**WHAT IS EXPECTED:**
Extract every line below that contains the word "seaborn".

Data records
________________________

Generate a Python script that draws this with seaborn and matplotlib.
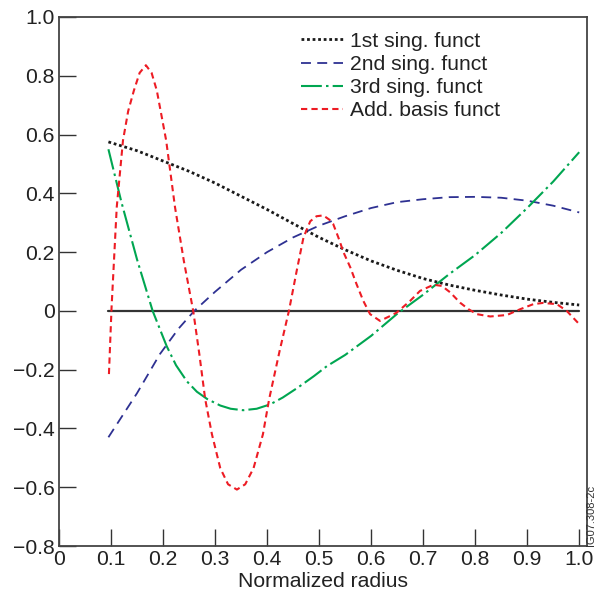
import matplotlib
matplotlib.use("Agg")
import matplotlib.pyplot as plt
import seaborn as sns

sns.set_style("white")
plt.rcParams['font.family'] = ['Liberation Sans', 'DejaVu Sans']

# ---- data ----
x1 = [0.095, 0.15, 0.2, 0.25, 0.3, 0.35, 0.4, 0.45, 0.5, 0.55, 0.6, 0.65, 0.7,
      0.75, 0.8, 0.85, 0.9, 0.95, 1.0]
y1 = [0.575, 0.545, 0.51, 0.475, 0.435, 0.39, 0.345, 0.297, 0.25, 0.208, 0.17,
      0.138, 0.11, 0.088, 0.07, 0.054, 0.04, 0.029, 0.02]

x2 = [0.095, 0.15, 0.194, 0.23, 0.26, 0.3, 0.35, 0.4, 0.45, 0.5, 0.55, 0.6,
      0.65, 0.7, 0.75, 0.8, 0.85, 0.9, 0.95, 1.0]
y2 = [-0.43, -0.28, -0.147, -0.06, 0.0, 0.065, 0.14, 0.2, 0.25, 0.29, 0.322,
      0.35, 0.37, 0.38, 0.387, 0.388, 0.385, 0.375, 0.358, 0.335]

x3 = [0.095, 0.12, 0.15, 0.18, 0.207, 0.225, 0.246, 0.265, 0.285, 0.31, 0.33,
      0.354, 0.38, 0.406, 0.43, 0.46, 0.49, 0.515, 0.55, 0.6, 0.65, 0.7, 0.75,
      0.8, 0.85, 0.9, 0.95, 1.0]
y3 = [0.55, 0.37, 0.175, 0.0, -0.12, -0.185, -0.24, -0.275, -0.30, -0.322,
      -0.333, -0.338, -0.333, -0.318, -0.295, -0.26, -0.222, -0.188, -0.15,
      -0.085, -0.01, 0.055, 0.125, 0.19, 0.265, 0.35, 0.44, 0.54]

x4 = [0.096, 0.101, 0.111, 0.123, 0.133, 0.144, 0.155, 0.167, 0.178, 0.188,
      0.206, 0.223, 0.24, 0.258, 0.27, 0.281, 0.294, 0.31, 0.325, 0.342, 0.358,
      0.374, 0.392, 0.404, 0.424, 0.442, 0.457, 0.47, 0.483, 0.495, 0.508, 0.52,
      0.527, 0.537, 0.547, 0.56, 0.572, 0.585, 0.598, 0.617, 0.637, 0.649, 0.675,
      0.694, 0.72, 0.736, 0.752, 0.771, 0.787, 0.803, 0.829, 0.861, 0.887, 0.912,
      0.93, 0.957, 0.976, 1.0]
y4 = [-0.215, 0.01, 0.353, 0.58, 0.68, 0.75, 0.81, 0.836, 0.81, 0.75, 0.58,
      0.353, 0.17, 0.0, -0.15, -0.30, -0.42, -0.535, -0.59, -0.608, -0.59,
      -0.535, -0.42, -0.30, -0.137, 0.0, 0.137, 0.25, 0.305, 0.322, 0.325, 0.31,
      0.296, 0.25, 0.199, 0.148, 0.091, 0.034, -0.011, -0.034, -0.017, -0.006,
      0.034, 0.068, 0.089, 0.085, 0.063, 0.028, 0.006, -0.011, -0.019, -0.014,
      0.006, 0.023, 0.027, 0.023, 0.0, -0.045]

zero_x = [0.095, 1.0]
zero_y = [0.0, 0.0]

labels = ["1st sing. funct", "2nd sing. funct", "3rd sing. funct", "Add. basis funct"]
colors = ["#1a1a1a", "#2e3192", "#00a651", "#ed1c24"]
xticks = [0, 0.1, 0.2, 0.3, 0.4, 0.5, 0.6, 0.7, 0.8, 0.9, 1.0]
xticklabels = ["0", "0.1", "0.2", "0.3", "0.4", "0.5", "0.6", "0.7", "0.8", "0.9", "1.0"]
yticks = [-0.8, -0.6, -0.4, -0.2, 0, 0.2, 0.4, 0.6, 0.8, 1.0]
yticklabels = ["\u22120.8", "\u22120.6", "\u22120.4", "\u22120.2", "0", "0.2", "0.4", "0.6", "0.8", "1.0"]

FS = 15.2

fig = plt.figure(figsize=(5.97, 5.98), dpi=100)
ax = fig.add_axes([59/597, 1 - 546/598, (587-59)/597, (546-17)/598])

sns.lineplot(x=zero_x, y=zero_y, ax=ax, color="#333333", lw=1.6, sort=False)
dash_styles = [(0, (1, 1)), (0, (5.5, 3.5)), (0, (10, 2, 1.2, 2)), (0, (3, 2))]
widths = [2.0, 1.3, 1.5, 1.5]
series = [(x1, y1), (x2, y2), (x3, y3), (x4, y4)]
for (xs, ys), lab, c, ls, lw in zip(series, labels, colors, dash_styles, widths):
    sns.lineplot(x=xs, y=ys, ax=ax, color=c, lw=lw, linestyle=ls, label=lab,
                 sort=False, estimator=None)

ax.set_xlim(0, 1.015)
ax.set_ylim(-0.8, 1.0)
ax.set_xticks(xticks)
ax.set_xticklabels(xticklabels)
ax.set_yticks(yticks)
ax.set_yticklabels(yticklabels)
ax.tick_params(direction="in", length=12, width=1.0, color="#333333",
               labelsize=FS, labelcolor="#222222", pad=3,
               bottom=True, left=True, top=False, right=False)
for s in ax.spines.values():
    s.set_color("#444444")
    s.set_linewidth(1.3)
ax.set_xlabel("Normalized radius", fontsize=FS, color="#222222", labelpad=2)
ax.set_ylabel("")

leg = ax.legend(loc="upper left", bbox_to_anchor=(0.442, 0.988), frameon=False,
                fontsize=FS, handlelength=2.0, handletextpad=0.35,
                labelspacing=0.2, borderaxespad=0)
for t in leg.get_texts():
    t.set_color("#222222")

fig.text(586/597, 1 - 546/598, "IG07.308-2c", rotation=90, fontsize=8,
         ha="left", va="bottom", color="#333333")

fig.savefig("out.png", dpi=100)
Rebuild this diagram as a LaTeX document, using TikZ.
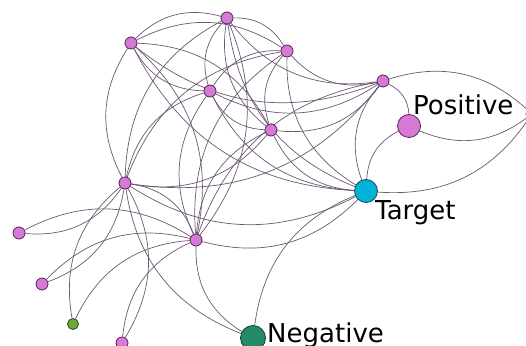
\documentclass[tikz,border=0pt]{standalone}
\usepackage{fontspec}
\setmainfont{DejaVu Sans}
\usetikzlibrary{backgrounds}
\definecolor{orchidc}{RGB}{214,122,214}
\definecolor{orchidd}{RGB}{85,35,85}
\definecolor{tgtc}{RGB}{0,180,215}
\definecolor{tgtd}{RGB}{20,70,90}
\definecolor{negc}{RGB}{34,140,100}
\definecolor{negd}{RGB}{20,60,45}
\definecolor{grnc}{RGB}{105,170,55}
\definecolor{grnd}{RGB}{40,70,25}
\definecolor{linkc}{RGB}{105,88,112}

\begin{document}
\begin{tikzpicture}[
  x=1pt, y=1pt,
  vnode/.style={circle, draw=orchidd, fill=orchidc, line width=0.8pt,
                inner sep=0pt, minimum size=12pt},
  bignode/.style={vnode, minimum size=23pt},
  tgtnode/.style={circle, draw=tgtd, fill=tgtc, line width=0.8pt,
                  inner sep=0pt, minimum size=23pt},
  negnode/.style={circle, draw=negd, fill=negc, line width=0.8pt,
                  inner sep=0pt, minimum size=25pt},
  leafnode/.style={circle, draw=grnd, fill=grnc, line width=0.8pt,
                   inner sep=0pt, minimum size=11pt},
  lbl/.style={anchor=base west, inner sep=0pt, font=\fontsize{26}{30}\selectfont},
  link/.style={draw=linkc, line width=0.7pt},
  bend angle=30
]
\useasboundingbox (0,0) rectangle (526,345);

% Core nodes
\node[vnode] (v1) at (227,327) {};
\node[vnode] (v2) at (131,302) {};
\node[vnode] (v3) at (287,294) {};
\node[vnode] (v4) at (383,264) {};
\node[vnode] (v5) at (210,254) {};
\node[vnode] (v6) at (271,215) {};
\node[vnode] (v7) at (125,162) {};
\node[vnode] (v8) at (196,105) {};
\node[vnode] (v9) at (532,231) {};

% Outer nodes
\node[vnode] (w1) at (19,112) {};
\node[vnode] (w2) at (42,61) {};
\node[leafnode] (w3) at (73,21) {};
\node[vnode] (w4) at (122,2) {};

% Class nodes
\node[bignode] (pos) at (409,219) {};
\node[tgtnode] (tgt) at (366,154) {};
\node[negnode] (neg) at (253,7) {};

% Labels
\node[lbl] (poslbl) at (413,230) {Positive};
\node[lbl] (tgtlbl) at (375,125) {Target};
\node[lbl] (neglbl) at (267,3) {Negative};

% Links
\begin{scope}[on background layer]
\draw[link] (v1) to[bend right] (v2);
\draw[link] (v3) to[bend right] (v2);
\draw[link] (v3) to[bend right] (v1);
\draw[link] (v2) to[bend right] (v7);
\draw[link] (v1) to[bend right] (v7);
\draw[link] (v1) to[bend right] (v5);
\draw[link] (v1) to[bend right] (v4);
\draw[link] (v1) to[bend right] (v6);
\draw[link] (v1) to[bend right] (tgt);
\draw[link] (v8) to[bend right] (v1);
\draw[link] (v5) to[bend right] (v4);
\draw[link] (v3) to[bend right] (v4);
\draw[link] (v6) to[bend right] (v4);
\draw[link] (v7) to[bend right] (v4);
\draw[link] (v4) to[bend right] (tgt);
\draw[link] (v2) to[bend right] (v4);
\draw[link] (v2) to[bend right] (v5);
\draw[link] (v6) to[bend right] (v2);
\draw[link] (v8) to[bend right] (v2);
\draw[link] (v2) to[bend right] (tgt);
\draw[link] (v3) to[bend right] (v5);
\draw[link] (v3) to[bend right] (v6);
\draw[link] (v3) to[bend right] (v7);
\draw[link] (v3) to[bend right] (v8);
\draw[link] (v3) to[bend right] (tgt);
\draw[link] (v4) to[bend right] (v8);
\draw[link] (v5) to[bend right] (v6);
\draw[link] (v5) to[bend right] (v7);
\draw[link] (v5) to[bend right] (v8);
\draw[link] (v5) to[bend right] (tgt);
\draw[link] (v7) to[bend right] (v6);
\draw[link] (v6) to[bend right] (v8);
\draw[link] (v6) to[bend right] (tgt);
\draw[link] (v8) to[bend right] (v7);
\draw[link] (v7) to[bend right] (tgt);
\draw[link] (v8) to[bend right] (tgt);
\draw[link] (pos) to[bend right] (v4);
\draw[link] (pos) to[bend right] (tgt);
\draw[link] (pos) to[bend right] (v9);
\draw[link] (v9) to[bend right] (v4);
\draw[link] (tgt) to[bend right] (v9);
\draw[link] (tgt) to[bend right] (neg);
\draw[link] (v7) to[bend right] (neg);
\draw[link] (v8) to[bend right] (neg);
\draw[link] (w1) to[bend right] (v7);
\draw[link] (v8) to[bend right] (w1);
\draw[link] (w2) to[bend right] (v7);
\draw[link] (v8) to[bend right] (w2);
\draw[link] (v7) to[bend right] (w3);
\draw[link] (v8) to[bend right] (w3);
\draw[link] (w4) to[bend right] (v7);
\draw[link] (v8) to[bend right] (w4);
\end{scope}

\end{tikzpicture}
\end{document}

________________________

**SOLUTION:**
Generate a Python script that draws this with seaborn and matplotlib.
import seaborn as sns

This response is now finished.